■ What you will do
Could the lines from the start of the data through the line with "fig = plt.figure(figsize=(W" be set down exactly, with no pictures among them?
-- BEGIN Data for the task --
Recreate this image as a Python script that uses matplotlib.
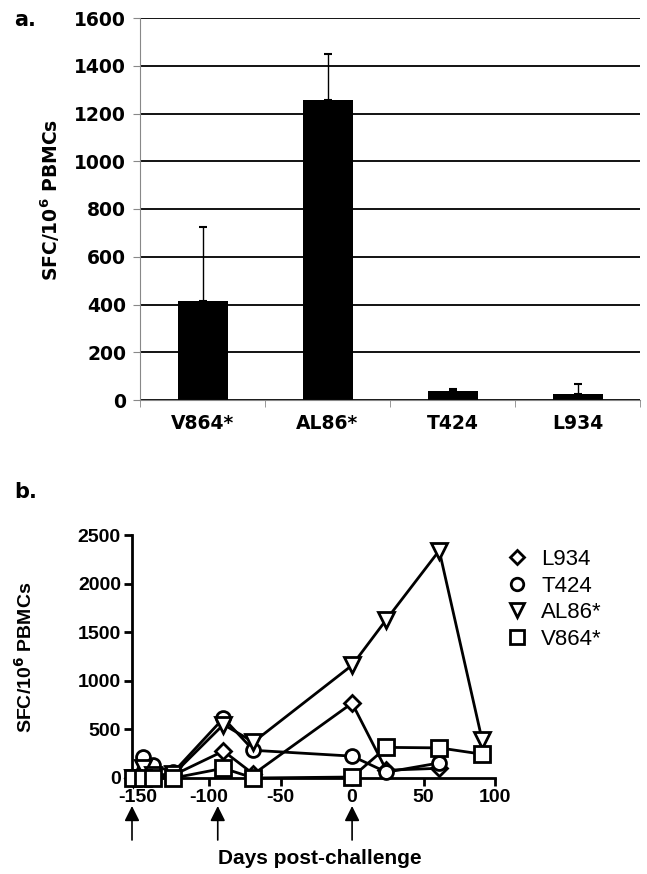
import matplotlib
matplotlib.use("Agg")
import matplotlib.pyplot as plt
from matplotlib.lines import Line2D

plt.rcParams['mathtext.fontset'] = 'custom'
plt.rcParams['mathtext.bf'] = 'DejaVu Sans:bold'
plt.rcParams['axes.unicode_minus'] = False

# panel a: mean response per epitope
epitopes = ['V864*', 'AL86*', 'T424', 'L934']
means = [415, 1255, 38, 27]
err_up = [310, 195, 10, 41]

# panel b: time course (days relative to challenge)
days = [-153, -146, -139, -125, -90, -69, 0, 24, 61, 91]
l934 = [0, 30, 20, 30, 277, 40, 770, 80, 100]
t424 = [0, 215, 130, 60, 615, 285, 225, 60, 155]
al86 = [0, 100, 30, 40, 550, 370, 1160, 1630, 2340, 390]
v864 = [0, 0, 0, 0, 100, 0, 10, 315, 310, 245]
arrow_days = [-154, -94, 0]

W, H = 647, 874
fig = plt.figure(figsize=(W / 100, H / 100), dpi=100)

# ---- panel a ----
ax1 = fig.add_axes([140 / W, 1 - 400 / H, 500 / W, 382 / H])
x = list(range(len(epitopes)))
ax1.bar(x, means, width=0.4, color='black', zorder=3,
        yerr=[[0] * len(means), err_up],
        error_kw=dict(ecolor='black', elinewidth=1, capsize=3, capthick=1.5, zorder=3))
ax1.set_xlim(-0.5, 3.5)
ax1.set_ylim(0, 1600)
ax1.set_yticks(range(0, 1601, 200))
ax1.yaxis.grid(True, color='black', lw=1.3, zorder=0)
ax1.set_axisbelow(True)
for s in ['top', 'right']:
    ax1.spines[s].set_visible(False)
for s in ['left', 'bottom']:
    ax1.spines[s].set_color('#888888')
    ax1.spines[s].set_linewidth(0.8)
    ax1.spines[s].set_zorder(4)
ax1.set_xticks(x)
ax1.set_xticklabels(epitopes, fontsize=13.5, fontweight='bold', family='DejaVu Sans')
ax1.set_xticks([-0.5, 0.5, 1.5, 2.5, 3.5], minor=True)
ax1.tick_params(axis='x', which='major', length=0, pad=10)
ax1.tick_params(axis='x', which='minor', length=5, color='#888888')
ax1.tick_params(axis='y', length=5, color='#888888', pad=5)
for lab in ax1.get_yticklabels():
    lab.set_fontsize(13.5)
    lab.set_fontweight('bold')
fig.text(50 / W, 1 - 200 / H, r'SFC/10$^{\mathbf{6}}$ PBMCs', rotation=90,
         ha='center', va='center', fontsize=13.5, fontweight='bold')
fig.text(14 / W, 1 - 20 / H, 'a.', fontsize=15, fontweight='bold', va='center')

# ---- panel b ----
lab_font = 'Liberation Sans'
ax2 = fig.add_axes([132 / W, 1 - 778 / H, (495 - 132) / W, (778 - 535) / H])
series = [
    ('L934', l934, 'D', 8.5),
    ('T424', t424, 'o', 10),
    ('AL86*', al86, 'v', 11),
    ('V864*', v864, 's', 11),
]
handles = []
for name, vals, mk, ms in series:
    ax2.plot(days[:len(vals)], vals, color='black', lw=2, marker=mk, ms=ms,
             mfc='white', mec='black', mew=2, clip_on=False, zorder=3)
    handles.append(Line2D([], [], ls='none', marker=mk, ms=ms - 1, mfc='white',
                          mec='black', mew=2, label=name))
ax2.set_xlim(-154, 100)
ax2.set_ylim(0, 2500)
ax2.set_xticks([-150, -100, -50, 0, 50, 100])
ax2.set_yticks(range(0, 2501, 500))
for s in ['top', 'right']:
    ax2.spines[s].set_visible(False)
for s in ['left', 'bottom']:
    ax2.spines[s].set_linewidth(2)
ax2.tick_params(direction='out', length=6, width=2, pad=2)
for lab in ax2.get_xticklabels() + ax2.get_yticklabels():
    lab.set_fontsize(14)
    lab.set_fontweight('bold')
    lab.set_family(lab_font)

ax2.legend(handles=handles, loc='upper left', frameon=False,
           bbox_to_anchor=(508 / W, 1 - 549 / H), bbox_transform=fig.transFigure,
           prop={'family': lab_font, 'size': 16}, handlelength=0.8,
           handletextpad=0.7, labelspacing=0.25, borderaxespad=0, borderpad=0)

for d in arrow_days:
    ax2.annotate('', xy=(d, 1 - 806 / H), xytext=(d, 1 - 840 / H),
                 xycoords=('data', 'figure fraction'),
                 textcoords=('data', 'figure fraction'),
                 annotation_clip=False,
                 arrowprops=dict(arrowstyle='-|>,head_length=0.9,head_width=0.45',
                                 color='black', lw=1.2, shrinkA=0, shrinkB=0))

fig.text(25 / W, 1 - 657 / H, r'SFC/10$^{\mathbf{6}}$ PBMCs', rotation=90,
         ha='center', va='center', fontsize=14, fontweight='bold', family=lab_font)
fig.text(320 / W, 1 - 858 / H, 'Days post-challenge', ha='center', va='center',
         fontsize=15, fontweight='bold', family=lab_font)
fig.text(14 / W, 1 - 492 / H, 'b.', fontsize=15, fontweight='bold', va='center')

fig.savefig('out.png', dpi=100)
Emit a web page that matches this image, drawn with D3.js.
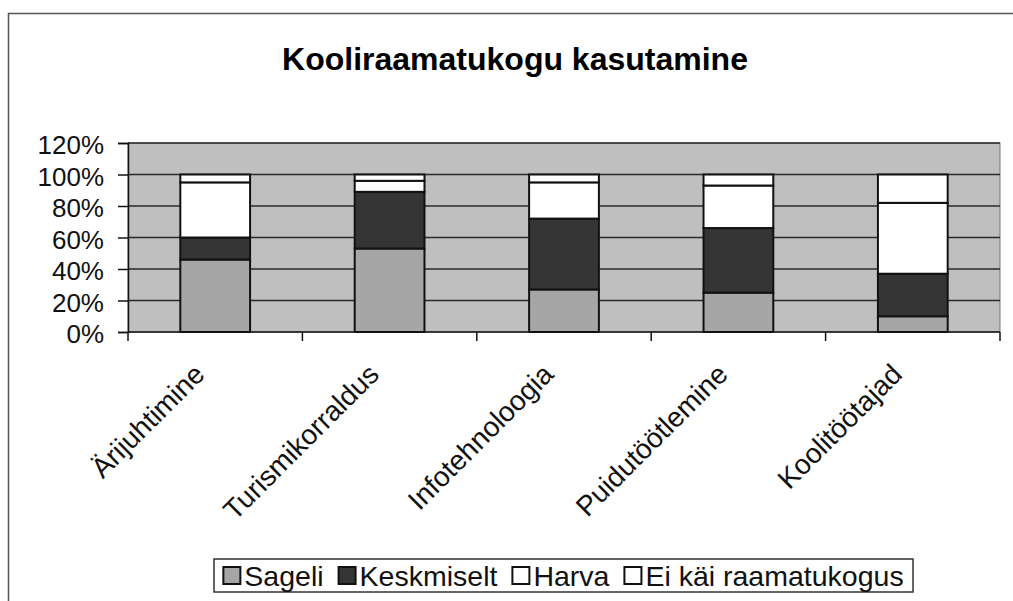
<!DOCTYPE html>
<html>
<head>
<meta charset="utf-8">
<script src="https://cdn.jsdelivr.net/npm/d3@7"></script>
<style>
	body { margin: 0; background: #fff; }
	svg { display: block; font-family: Arial, "Liberation Sans", sans-serif; }
</style>
</head>
<body>
<script>

// chart data
const categories = ["Ärijuhtimine", "Turismikorraldus", "Infotehnoloogia", "Puidutöötlemine", "Koolitöötajad"];
const seriesNames = ["Sageli", "Keskmiselt", "Harva", "Ei käi raamatukogus"];
const sageli = [46, 53, 27, 25, 10];
const keskmiselt = [14, 36, 45, 41, 27];
const harva = [35, 7, 23, 27, 45];
const eiKai = [5, 4, 5, 7, 18];
const yTicks = [0, 20, 40, 60, 80, 100, 120];

// SVG Size
let width = 1013,
	height = 601;

// plot area inside the chart frame
let plot = {left: 128, right: 1000, top: 143, bottom: 332};

// build rows for d3.stack
let rows = categories.map(function(c, i) {
	return {
		category: c,
		"Sageli": sageli[i],
		"Keskmiselt": keskmiselt[i],
		"Harva": harva[i],
		"Ei käi raamatukogus": eiKai[i]
	};
});

let stacked = d3.stack().keys(seriesNames)(rows);

let svg = d3.select("body").append("svg")
	.attr("width", width)
	.attr("height", height);

// outer chart frame
svg.append("rect")
	.attr("x", 8.5)
	.attr("y", 13.5)
	.attr("width", width)
	.attr("height", height)
	.attr("fill", "#fff")
	.attr("stroke", "#555")
	.attr("stroke-width", 1.5);

// title
svg.append("text")
	.attr("x", 515)
	.attr("y", 70)
	.attr("text-anchor", "middle")
	.attr("font-size", 32)
	.attr("font-weight", "bold")
	.text("Kooliraamatukogu kasutamine");

// scales
const xScale = d3.scaleBand()
	.domain(categories)
	.range([plot.left, plot.right])
	.paddingInner(0.6)
	.paddingOuter(0.3);

const yScale = d3.scaleLinear()
	.domain([0, 120])
	.range([plot.bottom, plot.top]);

const colorScale = d3.scaleOrdinal()
	.domain(seriesNames)
	.range(["#a6a6a6", "#353535", "#ffffff", "#ffffff"]);

// grey plot background
svg.append("rect")
	.attr("x", plot.left)
	.attr("y", plot.top)
	.attr("width", plot.right - plot.left)
	.attr("height", plot.bottom - plot.top)
	.attr("fill", "#bfbfbf")
	.attr("stroke", "#777")
	.attr("stroke-width", 1);

// horizontal gridlines
svg.append("g")
	.selectAll("line")
	.data(yTicks.slice(1))
	.enter()
	.append("line")
	.attr("x1", plot.left)
	.attr("x2", plot.right)
	.attr("y1", function(d) { return yScale(d); })
	.attr("y2", function(d) { return yScale(d); })
	.attr("stroke", "#2a2a2a")
	.attr("stroke-width", 1.5);

// stacked bars
svg.append("g")
	.selectAll("g")
	.data(stacked)
	.enter()
	.append("g")
	.attr("fill", function(d) { return colorScale(d.key); })
	.selectAll("rect")
	.data(function(d) { return d; })
	.enter()
	.append("rect")
	.attr("x", function(d) { return xScale(d.data.category); })
	.attr("y", function(d) { return yScale(d[1]); })
	.attr("width", xScale.bandwidth())
	.attr("height", function(d) { return yScale(d[0]) - yScale(d[1]); })
	.attr("stroke", "#111")
	.attr("stroke-width", 2);

// y axis
let yAxis = d3.axisLeft(yScale)
	.tickValues(yTicks)
	.tickSize(10)
	.tickPadding(14)
	.tickFormat(function(d) { return d + "%"; });

let yG = svg.append("g")
	.attr("transform", "translate(" + plot.left + ",0)")
	.call(yAxis);

yG.select(".domain").attr("stroke", "#111").attr("stroke-width", 1.5);
yG.selectAll(".tick line").attr("stroke", "#111").attr("stroke-width", 1.5);
yG.selectAll(".tick text")
	.attr("font-size", 26)
	.attr("font-family", "Arial, 'Liberation Sans', sans-serif")
	.attr("fill", "#111")
	.attr("dy", "0.42em");

// x axis: ticks sit between the categories
let xAxisLine = svg.append("g");
xAxisLine.append("line")
	.attr("x1", plot.left)
	.attr("x2", plot.right)
	.attr("y1", plot.bottom)
	.attr("y2", plot.bottom)
	.attr("stroke", "#111")
	.attr("stroke-width", 1.5);

let boundaries = categories.map(function(c) {
	return xScale(c) - xScale.step() * xScale.paddingInner() / 2;
});
boundaries.push(plot.right);

xAxisLine.selectAll(".xtick")
	.data(boundaries)
	.enter()
	.append("line")
	.attr("class", "xtick")
	.attr("x1", function(d) { return d; })
	.attr("x2", function(d) { return d; })
	.attr("y1", plot.bottom)
	.attr("y2", plot.bottom + 9)
	.attr("stroke", "#111")
	.attr("stroke-width", 1.5);

// rotated category labels
svg.append("g")
	.selectAll("text")
	.data(categories)
	.enter()
	.append("text")
	.attr("transform", function(d) {
		return "translate(" + (xScale(d) + xScale.bandwidth() / 2 - 9) + "," + 376 + ") rotate(-45)";
	})
	.attr("text-anchor", "end")
	.attr("font-size", 28)
	.attr("fill", "#111")
	.text(function(d) { return d; });

// legend
let legendBox = {x: 214, y: 559, w: 699, h: 33};

svg.append("rect")
	.attr("x", legendBox.x)
	.attr("y", legendBox.y)
	.attr("width", legendBox.w)
	.attr("height", legendBox.h)
	.attr("fill", "#fff")
	.attr("stroke", "#333")
	.attr("stroke-width", 1.5);

const swatch = 17,
	swatchGap = 4,
	itemGap = 15;

let legend = svg.append("g");

let items = legend.selectAll("g")
	.data(seriesNames)
	.enter()
	.append("g");

items.append("rect")
	.attr("width", swatch)
	.attr("height", swatch)
	.attr("y", -swatch / 2)
	.attr("fill", function(d) { return colorScale(d); })
	.attr("stroke", "#111")
	.attr("stroke-width", 2);

items.append("text")
	.attr("x", swatch + swatchGap)
	.attr("dy", "0.36em")
	.attr("font-size", 28.5)
	.attr("fill", "#111")
	.text(function(d) { return d; });

// lay items out one after another, centered in the box
let offsets = [],
	cursor = 0;
items.each(function() {
	offsets.push(cursor);
	let textLen = d3.select(this).select("text").node().getComputedTextLength();
	cursor += swatch + swatchGap + textLen + itemGap;
});
let total = cursor - itemGap;
let startX = legendBox.x + (legendBox.w - total) / 2;

items.attr("transform", function(d, i) {
	return "translate(" + (startX + offsets[i]) + "," + (legendBox.y + legendBox.h / 2) + ")";
});

</script>
</body>
</html>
-- END Data for the task --
■ The output
Recreate this image as a Python script that uses matplotlib.
import matplotlib
matplotlib.use("Agg")
import matplotlib.pyplot as plt
from matplotlib.lines import Line2D

plt.rcParams['mathtext.fontset'] = 'custom'
plt.rcParams['mathtext.bf'] = 'DejaVu Sans:bold'
plt.rcParams['axes.unicode_minus'] = False

# panel a: mean response per epitope
epitopes = ['V864*', 'AL86*', 'T424', 'L934']
means = [415, 1255, 38, 27]
err_up = [310, 195, 10, 41]

# panel b: time course (days relative to challenge)
days = [-153, -146, -139, -125, -90, -69, 0, 24, 61, 91]
l934 = [0, 30, 20, 30, 277, 40, 770, 80, 100]
t424 = [0, 215, 130, 60, 615, 285, 225, 60, 155]
al86 = [0, 100, 30, 40, 550, 370, 1160, 1630, 2340, 390]
v864 = [0, 0, 0, 0, 100, 0, 10, 315, 310, 245]
arrow_days = [-154, -94, 0]

W, H = 647, 874
fig = plt.figure(figsize=(W / 100, H / 100), dpi=100)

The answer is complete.